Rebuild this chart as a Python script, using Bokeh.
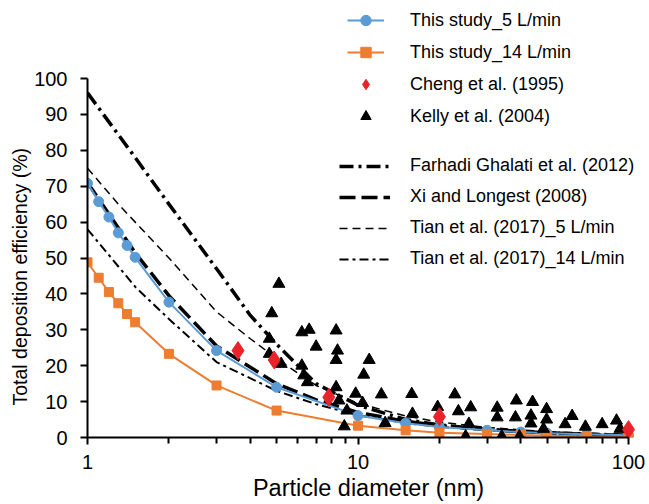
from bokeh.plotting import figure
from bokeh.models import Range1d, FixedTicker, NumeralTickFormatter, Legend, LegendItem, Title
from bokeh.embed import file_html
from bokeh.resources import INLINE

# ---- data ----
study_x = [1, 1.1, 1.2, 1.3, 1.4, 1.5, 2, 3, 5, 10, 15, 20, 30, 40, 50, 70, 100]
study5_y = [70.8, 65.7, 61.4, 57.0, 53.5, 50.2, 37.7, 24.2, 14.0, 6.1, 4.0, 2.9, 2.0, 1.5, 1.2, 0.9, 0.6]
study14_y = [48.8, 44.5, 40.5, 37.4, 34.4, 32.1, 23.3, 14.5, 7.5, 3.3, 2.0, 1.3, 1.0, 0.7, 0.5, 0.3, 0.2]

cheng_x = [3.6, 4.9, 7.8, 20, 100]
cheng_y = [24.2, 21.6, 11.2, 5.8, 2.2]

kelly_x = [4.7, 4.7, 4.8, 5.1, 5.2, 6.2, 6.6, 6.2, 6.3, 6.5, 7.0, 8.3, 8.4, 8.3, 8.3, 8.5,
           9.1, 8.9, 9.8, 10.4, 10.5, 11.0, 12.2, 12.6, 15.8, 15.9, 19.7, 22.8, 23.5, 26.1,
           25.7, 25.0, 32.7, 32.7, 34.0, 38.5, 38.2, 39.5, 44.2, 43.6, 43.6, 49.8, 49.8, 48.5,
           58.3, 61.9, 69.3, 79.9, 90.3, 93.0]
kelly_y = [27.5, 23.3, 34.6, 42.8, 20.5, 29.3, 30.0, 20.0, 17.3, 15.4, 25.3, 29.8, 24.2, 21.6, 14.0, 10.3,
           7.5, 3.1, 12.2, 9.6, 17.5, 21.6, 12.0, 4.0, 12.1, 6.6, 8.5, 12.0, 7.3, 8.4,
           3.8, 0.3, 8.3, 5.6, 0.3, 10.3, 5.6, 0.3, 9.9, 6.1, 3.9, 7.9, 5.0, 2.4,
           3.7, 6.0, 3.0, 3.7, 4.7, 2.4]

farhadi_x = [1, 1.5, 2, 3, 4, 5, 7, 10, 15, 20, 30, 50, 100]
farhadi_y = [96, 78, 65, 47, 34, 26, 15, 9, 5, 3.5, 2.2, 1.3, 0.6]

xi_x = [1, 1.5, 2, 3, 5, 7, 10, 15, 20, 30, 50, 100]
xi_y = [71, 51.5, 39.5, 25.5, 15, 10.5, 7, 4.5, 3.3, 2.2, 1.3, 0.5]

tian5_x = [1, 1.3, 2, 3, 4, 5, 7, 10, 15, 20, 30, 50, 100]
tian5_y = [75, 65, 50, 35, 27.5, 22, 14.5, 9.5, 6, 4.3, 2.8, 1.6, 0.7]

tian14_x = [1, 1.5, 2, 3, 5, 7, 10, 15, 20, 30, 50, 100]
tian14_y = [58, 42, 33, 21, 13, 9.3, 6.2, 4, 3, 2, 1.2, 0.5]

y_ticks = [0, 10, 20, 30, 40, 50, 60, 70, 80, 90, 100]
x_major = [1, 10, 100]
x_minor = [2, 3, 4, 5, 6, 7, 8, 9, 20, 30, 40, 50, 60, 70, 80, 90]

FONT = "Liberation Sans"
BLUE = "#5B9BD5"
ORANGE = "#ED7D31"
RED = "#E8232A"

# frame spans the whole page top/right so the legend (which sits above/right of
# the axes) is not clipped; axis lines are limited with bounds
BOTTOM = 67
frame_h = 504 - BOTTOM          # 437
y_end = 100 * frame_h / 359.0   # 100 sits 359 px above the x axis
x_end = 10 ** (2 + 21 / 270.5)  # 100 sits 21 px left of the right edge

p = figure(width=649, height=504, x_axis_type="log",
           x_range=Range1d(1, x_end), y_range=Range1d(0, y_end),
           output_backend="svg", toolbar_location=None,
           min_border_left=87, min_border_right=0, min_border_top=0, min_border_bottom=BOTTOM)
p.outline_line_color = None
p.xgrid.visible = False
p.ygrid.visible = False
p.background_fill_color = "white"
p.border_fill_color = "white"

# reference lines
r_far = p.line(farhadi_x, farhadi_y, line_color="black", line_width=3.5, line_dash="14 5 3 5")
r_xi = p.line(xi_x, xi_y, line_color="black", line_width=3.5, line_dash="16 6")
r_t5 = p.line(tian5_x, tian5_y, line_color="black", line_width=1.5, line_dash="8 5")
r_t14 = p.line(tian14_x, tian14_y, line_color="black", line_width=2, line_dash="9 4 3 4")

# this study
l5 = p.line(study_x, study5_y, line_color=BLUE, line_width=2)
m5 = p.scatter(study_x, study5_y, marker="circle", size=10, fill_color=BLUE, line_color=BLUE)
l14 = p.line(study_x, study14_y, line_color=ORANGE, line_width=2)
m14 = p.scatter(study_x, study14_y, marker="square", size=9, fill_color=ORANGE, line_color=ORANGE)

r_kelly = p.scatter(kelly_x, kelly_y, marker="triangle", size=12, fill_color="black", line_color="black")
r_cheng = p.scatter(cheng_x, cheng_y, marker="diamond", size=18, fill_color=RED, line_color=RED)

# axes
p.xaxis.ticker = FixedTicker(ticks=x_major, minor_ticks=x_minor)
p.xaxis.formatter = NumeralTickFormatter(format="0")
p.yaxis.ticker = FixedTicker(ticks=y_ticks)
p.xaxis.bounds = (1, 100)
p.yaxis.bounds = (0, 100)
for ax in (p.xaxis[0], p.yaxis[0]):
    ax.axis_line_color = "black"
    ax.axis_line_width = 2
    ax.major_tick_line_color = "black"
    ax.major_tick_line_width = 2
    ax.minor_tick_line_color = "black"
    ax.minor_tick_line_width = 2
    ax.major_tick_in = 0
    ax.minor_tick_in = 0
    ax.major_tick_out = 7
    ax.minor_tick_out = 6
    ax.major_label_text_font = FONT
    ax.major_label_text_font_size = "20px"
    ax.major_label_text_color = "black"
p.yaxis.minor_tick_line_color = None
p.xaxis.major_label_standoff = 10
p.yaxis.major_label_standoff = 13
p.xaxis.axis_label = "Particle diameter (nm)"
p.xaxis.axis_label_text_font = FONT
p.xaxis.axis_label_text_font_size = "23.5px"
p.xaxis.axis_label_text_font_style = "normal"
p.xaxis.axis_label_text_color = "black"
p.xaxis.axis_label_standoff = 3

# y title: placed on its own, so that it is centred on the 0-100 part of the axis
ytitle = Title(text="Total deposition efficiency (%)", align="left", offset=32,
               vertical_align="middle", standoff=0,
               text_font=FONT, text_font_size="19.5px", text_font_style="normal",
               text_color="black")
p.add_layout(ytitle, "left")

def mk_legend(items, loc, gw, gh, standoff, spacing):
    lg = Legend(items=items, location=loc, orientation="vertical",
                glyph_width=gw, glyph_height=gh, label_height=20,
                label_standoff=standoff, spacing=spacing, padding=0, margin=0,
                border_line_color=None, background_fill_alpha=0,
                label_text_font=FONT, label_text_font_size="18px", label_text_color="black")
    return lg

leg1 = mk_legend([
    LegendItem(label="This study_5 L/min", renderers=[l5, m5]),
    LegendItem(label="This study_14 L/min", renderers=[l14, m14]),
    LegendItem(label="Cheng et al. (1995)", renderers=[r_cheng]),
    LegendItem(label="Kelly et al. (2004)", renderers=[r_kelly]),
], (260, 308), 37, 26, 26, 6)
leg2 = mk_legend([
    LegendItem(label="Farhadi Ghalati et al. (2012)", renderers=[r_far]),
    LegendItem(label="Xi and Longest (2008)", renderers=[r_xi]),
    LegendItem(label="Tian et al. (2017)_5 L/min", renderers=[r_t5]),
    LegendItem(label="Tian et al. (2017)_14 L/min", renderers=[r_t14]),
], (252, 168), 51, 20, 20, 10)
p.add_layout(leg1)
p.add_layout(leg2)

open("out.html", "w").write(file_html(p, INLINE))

- Requirements: Write out exactly the opening lines of the data, stopping after the line that holds "from bokeh.resources import INLINE". Exclude pictures.

- Solved exercise:
Rebuild this chart as a Python script, using Bokeh.
from bokeh.plotting import figure
from bokeh.models import Range1d, FixedTicker, NumeralTickFormatter, Legend, LegendItem, Title
from bokeh.embed import file_html
from bokeh.resources import INLINE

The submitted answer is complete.